Engineering recommendation report : Prosthesis electric power pack control system Sanchez, Edson; Anzovino, Francesco; Watanabe, Thomas


Prosthesis is a two story tall, 3000 kg, four legged wearable walking machine intended to be human controlled. Its movements will be controlled by a pilot standing inside of the machine. The pilot‟s movements will be mapped to the legs of Prosthesis via an exoskeletal interface. The final machine will require approximately 60 kW of hydraulic power to reach top speed and will be 100% electric. The current prototype leg, also known as the Alpha leg, requires a 12 kW continuous power supply, which will come from a pump and electric motor combination. Our team developed the control system for the electric power pack of Prosthesis. The work involved computer programming, mostly in C, as well as the processing of sensor data. In terms of the physical components of the pack, we helped our project sponsor by providing him with a set of calculations and performance curves detailing the possible states of the electric motors that will be used on Prosthesis. To perform tests on the controller that we developed, we chose a gear pump proportional to the electric power pack available to us at the time of testing. In other words, we determined the capacity of the pump we needed to be able to move the Alpha leg with a different power pack.
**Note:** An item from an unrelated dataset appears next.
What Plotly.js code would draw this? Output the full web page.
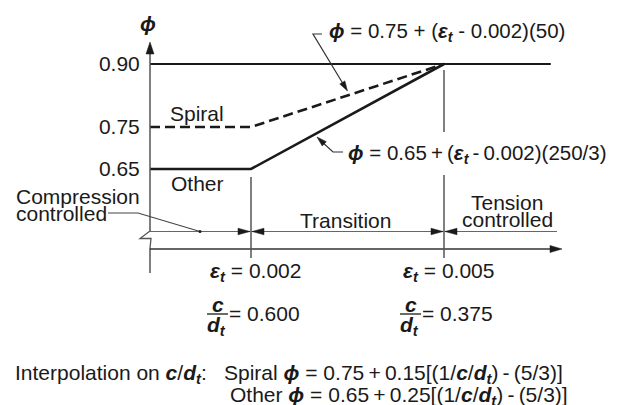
<!DOCTYPE html>
<html><head><meta charset="utf-8">
<script src="https://cdn.plot.ly/plotly-3.0.1.min.js"></script>
<style>html,body{margin:0;padding:0;background:#fff}</style>
</head><body><div id="chart" style="width:621px;height:405px"></div>
<script>
// ---- data ----
const strainLimits = [0.002, 0.005];          // compression / tension controlled limits
const cOverDt = ['0.600', '0.375'];           // c/dt at the limits
const tensionStrain = [0.00043, 0.00666];
const tensionPhi = [0.90, 0.90];
const spiralStrain = [0.00043, 0.002, 0.005];
const spiralPhi = [0.75, 0.75, 0.90];
const otherStrain = [0.00043, 0.002, 0.005];
const otherPhi = [0.65, 0.65, 0.90];
const phiTicks = [0.65, 0.75, 0.90];
const phiTickLabels = ['0.65', '0.75', '0.90'];

// ---- layout helpers (pixel -> data for decorations) ----
const W = 621, H = 405;
const xr = [-0.0019016, 0.0077512];
const yr = [0.088095, 1.052381];
const X = p => xr[0] + p / W * (xr[1] - xr[0]);
const Y = p => yr[1] - p / H * (yr[1] - yr[0]);
const PX = x => (x - xr[0]) / (xr[1] - xr[0]) * W;
const INK = '#1a1a1a', AX = '#555';
const FONT = 'Liberation Sans, Arial, sans-serif';
const FS = 21;
const TS = '\u2009';

const shapes = [];
function line(x0, y0, x1, y1, w, c) {
  shapes.push({type: 'line', xref: 'x', yref: 'y', x0: X(x0), y0: Y(y0), x1: X(x1), y1: Y(y1),
    line: {color: c || AX, width: w || 1.5}});
}
function poly(pts, closed, fill, w, c) {
  let d = pts.map((p, i) => (i ? 'L' : 'M') + X(p[0]) + ',' + Y(p[1])).join(' ');
  if (closed) d += ' Z';
  shapes.push({type: 'path', xref: 'x', yref: 'y', path: d,
    fillcolor: fill || 'rgba(0,0,0,0)', line: {color: c || AX, width: w === undefined ? 1.5 : w}});
}
function head(tx, ty, fx, fy, len, hw) {
  const dx = tx - fx, dy = ty - fy, L = Math.hypot(dx, dy);
  const ux = dx / L, uy = dy / L;
  const bx = tx - len * ux, by = ty - len * uy;
  poly([[tx, ty], [bx - hw * uy, by + hw * ux], [bx + hw * uy, by - hw * ux]], true, INK, 0.5, INK);
}

// axes
line(150, 50, 150, 231);
line(150, 248, 150, 273);
head(150, 42, 150, 60, 12, 4);
poly([[150, 231], [140, 238.5], [151, 238.5], [150, 248]], false, null, 1.3);
line(150, 249, 552, 249, 1.6, '#333');
head(562, 249, 540, 249, 12, 3.5);
// vertical limit lines
const p1 = PX(strainLimits[0]), p2 = PX(strainLimits[1]);
line(p1, 177, p1, 258);
line(p2, 70, p2, 132);
line(p2, 175, p2, 258);
// dimension line
line(150, 231.5, 557, 231.5, 1.2, '#666');
head(p1 - 1, 231.5, p1 - 20, 231.5, 12, 3.3);
head(p1 + 1, 231.5, p1 + 20, 231.5, 12, 3.3);
head(p2 - 1, 231.5, p2 - 20, 231.5, 12, 3.3);
head(p2 + 1, 231.5, p2 + 20, 231.5, 12, 3.3);
// compression leader
poly([[108, 213], [138, 213], [200, 231.5]], false, null, 1.1, '#444');
shapes.push({type: 'circle', xref: 'x', yref: 'y', x0: X(198.5), x1: X(201.5), y0: Y(230), y1: Y(233),
  fillcolor: INK, line: {width: 0}});
// equation leaders
poly([[322, 34], [313, 34], [345, 87]], false, null, 1.2, '#333');
head(347.5, 91, 313, 34, 10, 3);
poly([[343, 152], [333, 152], [321, 141]], false, null, 1.2, '#333');
head(317, 137, 333, 152, 10, 3);
// fraction bars
[p1, p2].forEach(p => line(p - 44, 314, p - 23, 314, 1.3, INK));

// ---- annotations ----
const ann = [];
function txt(x, y, t, anchor, size) {
  ann.push({xref: 'x', yref: 'y', x: X(x), y: Y(y), text: t, showarrow: false,
    xanchor: anchor || 'left', yanchor: 'middle', font: {family: FONT, size: size || FS, color: INK}});
}
const phi = '<b><i>ϕ</i></b>';
const eps = '<b><i>ε<sub>t</sub></i></b>';
const cdt = '<b><i>c</i></b>/<b><i>d<sub>t</sub></i></b>';
txt(148, 23, phi, 'center', 21);
txt(168, 113, 'Spiral');
txt(169, 183, 'Other');
txt(14, 196, 'Compression');
txt(14, 213, 'controlled');
txt(345, 220, 'Transition', 'center');
txt(507, 202, 'Tension', 'center');
txt(507, 219, 'controlled', 'center');
strainLimits.forEach((s, i) => {
  const p = PX(s);
  txt(p - 43, 272, eps + ' = ' + s.toFixed(3));
  txt(p - 33.5, 304, '<b><i>c</i></b>', 'center');
  txt(p - 35, 326, '<b><i>d<sub>t</sub></i></b>', 'center');
  txt(p - 24, 313, '= ' + cOverDt[i]);
});
txt(327, 32, phi + ' = 0.75 + (' + eps + ' - 0.002)(50)', 'left', 20.5);
txt(346, 154, phi + ' = 0.65' + TS + '+' + TS + '(' + eps + TS + '-' + TS + '0.002)(250/3)', 'left', 20.5);
txt(13, 374, 'Interpolation on ' + cdt + ':');
txt(222, 374, 'Spiral ' + phi + ' = 0.75' + TS + '+' + TS + '0.15[(1/' + cdt + ')' + TS + '-' + TS + '(5/3)]');
txt(228, 396, 'Other ' + phi + ' = 0.65' + TS + '+' + TS + '0.25[(1/' + cdt + ')' + TS + '-' + TS + '(5/3)]');

// ---- traces ----
const traces = [
  {x: tensionStrain, y: tensionPhi, mode: 'lines', line: {color: INK, width: 2.2}, name: 'Tension'},
  {x: spiralStrain, y: spiralPhi, mode: 'lines', line: {color: INK, width: 2.6, dash: '10px,5px'}, name: 'Spiral'},
  {x: otherStrain, y: otherPhi, mode: 'lines', line: {color: INK, width: 2.6}, name: 'Other'}
];

const layout = {
  width: W, height: H, margin: {l: 0, r: 0, t: 0, b: 0},
  paper_bgcolor: '#fff', plot_bgcolor: '#fff', showlegend: false,
  xaxis: {range: xr, visible: false, fixedrange: true},
  yaxis: {range: yr, anchor: 'free', position: 150 / W, showgrid: false, zeroline: false,
    showline: false, tickvals: phiTicks, ticktext: phiTickLabels, ticks: 'outside', ticklen: 6,
    tickcolor: 'rgba(0,0,0,0)', tickfont: {family: FONT, size: FS, color: INK}, fixedrange: true},
  shapes: shapes, annotations: ann
};
Plotly.newPlot('chart', traces, layout, {displayModeBar: false, staticPlot: true});
</script></body></html>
The control is done via an Arduino microcontroller that is programmed in C. It is in charge of keeping the pressure as close as possible to a user-specified pressure, known as the setpoint. This was done by implementing a software PID controller on the Arduino. The controller has two operating modes, one of which follows a simplified PID control scheme, using a constant pressure as the “target” or setpoint. The other controller setting, referred to as Load Sense, keeps the pressure at the pump outlet some constant amount higher than the pressure at a predetermined spot in the hydraulic line. Simply put, the pump outlet pressure adapts to the load in the hydraulic line. The setpoint based PID control was tested and found to be within acceptable operating parameters. An initial version of the Load Sense control was created, but it was neither completed nor tested by the submission of this report.